Poland's pro-EU government and its eurosceptic opposition are deadlocked over the ratification of the European Union's reform Lisbon Treaty, clashing on the treaty's legal implications.

In a sign of growing domestic tension over the treaty, President Lech Kaczynski submitted his own ratification bill to parliament as an alternative to that proposed by Prime Minister Donald Tusk.

The eurosceptic president said it was designed to better protect Poland's national interests than the government's green-light proposal.

"Not everything in the EU is good for Poland," he said in a televised address Monday night.

Liberal politicians and legal experts have already expressed doubts about the presidential draft, which they argue is unconstitutional.

Tusk vowed Tuesday to "do everything possible for the Lisbon Treaty, which gives Poland a real chance to reinforce its position in the EU, to be ratified."

The president and his identical twin Jaroslaw Kaczynski -- the leader of the opposition -- have argued that ratification would eventually lead to the adoption of the EU's Charter of Fundamental Rights.

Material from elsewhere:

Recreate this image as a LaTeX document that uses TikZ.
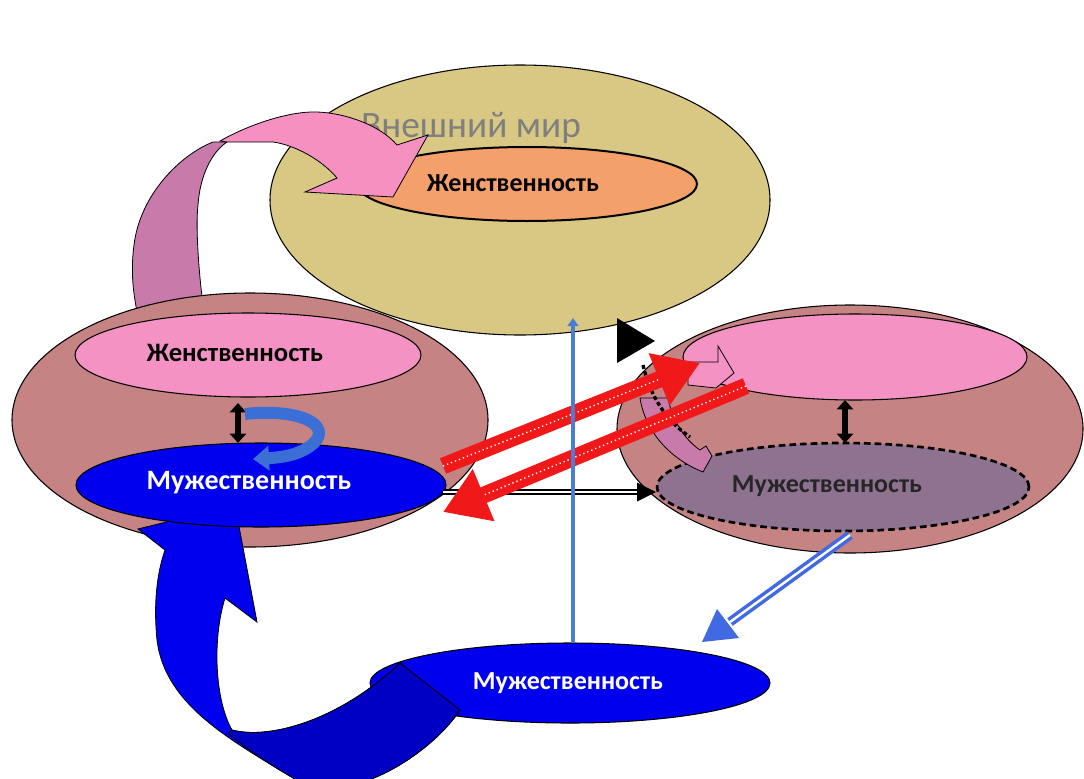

Poland, like Britain, has agreed an opt-out from the wide-ranging accord on human rights and freedoms.

But the Kaczynski brothers, both lawyers, want extra legal guarantees for the opt-out, and have threatened to block the crucial treaty if their demands are not met.

In response, Tusk has suggested a public referendum on the treaty if he cannot get it through parliament, an option opinion polls suggest would result in its ratification.

In parliament however, he still needs the the votes of the Kaczynskis' conservative-nationalist Law and Justice party to obtain the two-thirds majority requirement for ratification.

The treaty had been expected to get a relatively easy ride in parliament, notably because the Kaczynski twins helped negotiate it last year and at the time trumpeted it as a success for Poland.

But Jaroslaw Kaczynski, who lost office as premier to Tusk in a snap election last October, threatened last week to torpedo treaty in parliament.

Lech Kaczynski beefed up the conservative's opposition on Monday, using a prime-time televised address to argue that the rights charter could let Germans sue Poles for properties lost after border changes following World War II.

He also said it would allow homosexual marriage in Poland, a devoutly Catholic country.

On Tuesday, Tusk retorted: "To scare Poles by saying that homosexuals and Germans pose a threat to the EU is stupid, indecent, contrary to our fundamental interests and very damaging to Poland's image abroad."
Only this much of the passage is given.